Data segment >>
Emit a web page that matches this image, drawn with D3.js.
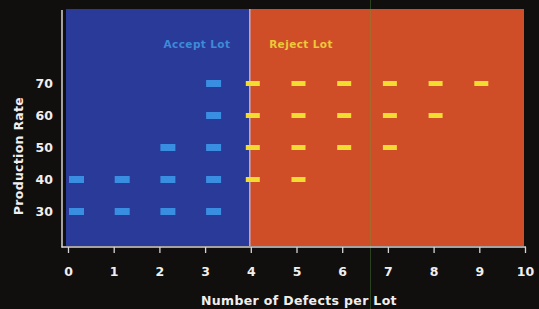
<!DOCTYPE html>
<html>
<head>
<meta charset="utf-8">
<script src="https://cdn.jsdelivr.net/npm/d3@7"></script>
<style>
  body { margin: 0; background: #110e0e; }
  svg { display: block; }
  text { font-family: "DejaVu Sans", Arial, sans-serif; font-weight: bold; }
</style>
</head>
<body>
<script>
// data
var xTicks = [0, 1, 2, 3, 4, 5, 6, 7, 8, 9, 10]
var yTicks = [30, 40, 50, 60, 70]
var acceptDefects = [0, 0, 1, 1, 2, 2, 2, 3, 3, 3, 3, 3]
var acceptRates   = [30, 40, 30, 40, 30, 40, 50, 30, 40, 50, 60, 70]
var rejectDefects = [4, 4, 4, 4, 5, 5, 5, 5, 6, 6, 6, 7, 7, 7, 8, 8, 9]
var rejectRates   = [40, 50, 60, 70, 40, 50, 60, 70, 50, 60, 70, 50, 60, 70, 60, 70, 70]
var cutoff = 4
var regionLabels = ["Accept Lot", "Reject Lot"]

var width = 539, height = 309
var x = d3.scaleLinear().domain([0, 10]).range([68, 525])
var y = d3.scaleLinear().domain([30, 70]).range([211.5, 83.5])

var svg = d3.select("body").append("svg").attr("width", width).attr("height", height)

// colored regions
svg.append("rect").attr("x", 66).attr("y", 9).attr("width", x(cutoff) - 1 - 66).attr("height", 246 - 9).attr("fill", "#2a3a98")
svg.append("rect").attr("x", x(cutoff) - 1).attr("y", 9).attr("width", 524 - x(cutoff) + 1).attr("height", 246 - 9).attr("fill", "#d04e27")
svg.append("line").attr("x1", x(cutoff) - 1).attr("x2", x(cutoff) - 1).attr("y1", 9).attr("y2", 246)
    .attr("stroke", "#c8c8e8").attr("stroke-width", 1.2)

// faint scanline artifact in the original
svg.append("line").attr("x1", 370.5).attr("x2", 370.5).attr("y1", 0).attr("y2", height)
    .attr("stroke", "#5aa040").attr("stroke-opacity", 0.35).attr("stroke-width", 1)

// region labels
svg.append("text").attr("x", 197).attr("y", 48).attr("text-anchor", "middle")
    .attr("font-size", 10.5).attr("letter-spacing", 0.4).attr("fill", "#3d8ad8").text(regionLabels[0])
svg.append("text").attr("x", 301).attr("y", 48).attr("text-anchor", "middle")
    .attr("font-size", 10.5).attr("letter-spacing", 0.4).attr("fill", "#ecc83a").text(regionLabels[1])

// dashes
var acc = acceptDefects.map(function (d, i) { return {def: d, rate: acceptRates[i]} })
var rej = rejectDefects.map(function (d, i) { return {def: d, rate: rejectRates[i]} })

svg.selectAll("rect.acc").data(acc).enter().append("rect").attr("class", "acc")
    .attr("x", function (d) { return x(d.def) + 1 })
    .attr("y", function (d) { return y(d.rate) - 3.5 })
    .attr("width", 15).attr("height", 7)
    .attr("fill", "#3a8ee2")

svg.selectAll("rect.rej").data(rej).enter().append("rect").attr("class", "rej")
    .attr("x", function (d) { return x(d.def) - 5 })
    .attr("y", function (d) { return y(d.rate) - 2.5 })
    .attr("width", 14).attr("height", 5)
    .attr("fill", "#f2dc30")

// axes
var axisColor = "#d8d4d4"
svg.append("line").attr("x1", 62).attr("x2", 62).attr("y1", 10).attr("y2", 247.5)
    .attr("stroke", axisColor).attr("stroke-width", 1.5)
svg.append("line").attr("x1", 61.5).attr("x2", 526).attr("y1", 247).attr("y2", 247)
    .attr("stroke", axisColor).attr("stroke-width", 1.5)

var xAxis = d3.axisBottom(x).tickValues(xTicks).tickSize(6).tickPadding(14)
var gx = svg.append("g").attr("transform", "translate(0,247)").call(xAxis)
gx.select(".domain").remove()
gx.selectAll("line").attr("stroke", axisColor).attr("stroke-width", 1.3)
gx.selectAll("text").attr("fill", "#f0eeee").attr("font-size", 12.5)

var yAxis = d3.axisLeft(y).tickValues(yTicks).tickSize(0).tickPadding(9)
var gy = svg.append("g").attr("transform", "translate(62,0)").call(yAxis)
gy.select(".domain").remove()
gy.selectAll("text").attr("fill", "#f0eeee").attr("font-size", 12.5)
svg.selectAll(".tick text").attr("font-family", "\"DejaVu Sans\", Arial, sans-serif").attr("font-weight", "bold")

// axis titles
svg.append("text").attr("x", 299).attr("y", 305).attr("text-anchor", "middle")
    .attr("font-size", 12.5).attr("letter-spacing", 0.35).attr("fill", "#f0eeee").text("Number of Defects per Lot")
svg.append("text").attr("transform", "translate(23,156) rotate(-90)").attr("text-anchor", "middle")
    .attr("font-size", 12.5).attr("letter-spacing", 0.3).attr("fill", "#f0eeee").text("Production Rate")
</script>
</body>
</html>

Aim of the task >> Write out the data precisely as given, excluding the pictures.

Expected answer >>
Emit a web page that matches this image, drawn with D3.js.
<!DOCTYPE html>
<html>
<head>
<meta charset="utf-8">
<script src="https://cdn.jsdelivr.net/npm/d3@7"></script>
<style>
  body { margin: 0; background: #110e0e; }
  svg { display: block; }
  text { font-family: "DejaVu Sans", Arial, sans-serif; font-weight: bold; }
</style>
</head>
<body>
<script>
// data
var xTicks = [0, 1, 2, 3, 4, 5, 6, 7, 8, 9, 10]
var yTicks = [30, 40, 50, 60, 70]
var acceptDefects = [0, 0, 1, 1, 2, 2, 2, 3, 3, 3, 3, 3]
var acceptRates   = [30, 40, 30, 40, 30, 40, 50, 30, 40, 50, 60, 70]
var rejectDefects = [4, 4, 4, 4, 5, 5, 5, 5, 6, 6, 6, 7, 7, 7, 8, 8, 9]
var rejectRates   = [40, 50, 60, 70, 40, 50, 60, 70, 50, 60, 70, 50, 60, 70, 60, 70, 70]
var cutoff = 4
var regionLabels = ["Accept Lot", "Reject Lot"]

var width = 539, height = 309
var x = d3.scaleLinear().domain([0, 10]).range([68, 525])
var y = d3.scaleLinear().domain([30, 70]).range([211.5, 83.5])

var svg = d3.select("body").append("svg").attr("width", width).attr("height", height)

// colored regions
svg.append("rect").attr("x", 66).attr("y", 9).attr("width", x(cutoff) - 1 - 66).attr("height", 246 - 9).attr("fill", "#2a3a98")
svg.append("rect").attr("x", x(cutoff) - 1).attr("y", 9).attr("width", 524 - x(cutoff) + 1).attr("height", 246 - 9).attr("fill", "#d04e27")
svg.append("line").attr("x1", x(cutoff) - 1).attr("x2", x(cutoff) - 1).attr("y1", 9).attr("y2", 246)
    .attr("stroke", "#c8c8e8").attr("stroke-width", 1.2)

// faint scanline artifact in the original
svg.append("line").attr("x1", 370.5).attr("x2", 370.5).attr("y1", 0).attr("y2", height)
    .attr("stroke", "#5aa040").attr("stroke-opacity", 0.35).attr("stroke-width", 1)

// region labels
svg.append("text").attr("x", 197).attr("y", 48).attr("text-anchor", "middle")
    .attr("font-size", 10.5).attr("letter-spacing", 0.4).attr("fill", "#3d8ad8").text(regionLabels[0])
svg.append("text").attr("x", 301).attr("y", 48).attr("text-anchor", "middle")
    .attr("font-size", 10.5).attr("letter-spacing", 0.4).attr("fill", "#ecc83a").text(regionLabels[1])

// dashes
var acc = acceptDefects.map(function (d, i) { return {def: d, rate: acceptRates[i]} })
var rej = rejectDefects.map(function (d, i) { return {def: d, rate: rejectRates[i]} })

svg.selectAll("rect.acc").data(acc).enter().append("rect").attr("class", "acc")
    .attr("x", function (d) { return x(d.def) + 1 })
    .attr("y", function (d) { return y(d.rate) - 3.5 })
    .attr("width", 15).attr("height", 7)
    .attr("fill", "#3a8ee2")

svg.selectAll("rect.rej").data(rej).enter().append("rect").attr("class", "rej")
    .attr("x", function (d) { return x(d.def) - 5 })
    .attr("y", function (d) { return y(d.rate) - 2.5 })
    .attr("width", 14).attr("height", 5)
    .attr("fill", "#f2dc30")

// axes
var axisColor = "#d8d4d4"
svg.append("line").attr("x1", 62).attr("x2", 62).attr("y1", 10).attr("y2", 247.5)
    .attr("stroke", axisColor).attr("stroke-width", 1.5)
svg.append("line").attr("x1", 61.5).attr("x2", 526).attr("y1", 247).attr("y2", 247)
    .attr("stroke", axisColor).attr("stroke-width", 1.5)

var xAxis = d3.axisBottom(x).tickValues(xTicks).tickSize(6).tickPadding(14)
var gx = svg.append("g").attr("transform", "translate(0,247)").call(xAxis)
gx.select(".domain").remove()
gx.selectAll("line").attr("stroke", axisColor).attr("stroke-width", 1.3)
gx.selectAll("text").attr("fill", "#f0eeee").attr("font-size", 12.5)

var yAxis = d3.axisLeft(y).tickValues(yTicks).tickSize(0).tickPadding(9)
var gy = svg.append("g").attr("transform", "translate(62,0)").call(yAxis)
gy.select(".domain").remove()
gy.selectAll("text").attr("fill", "#f0eeee").attr("font-size", 12.5)
svg.selectAll(".tick text").attr("font-family", "\"DejaVu Sans\", Arial, sans-serif").attr("font-weight", "bold")

// axis titles
svg.append("text").attr("x", 299).attr("y", 305).attr("text-anchor", "middle")
    .attr("font-size", 12.5).attr("letter-spacing", 0.35).attr("fill", "#f0eeee").text("Number of Defects per Lot")
svg.append("text").attr("transform", "translate(23,156) rotate(-90)").attr("text-anchor", "middle")
    .attr("font-size", 12.5).attr("letter-spacing", 0.3).attr("fill", "#f0eeee").text("Production Rate")
</script>
</body>
</html>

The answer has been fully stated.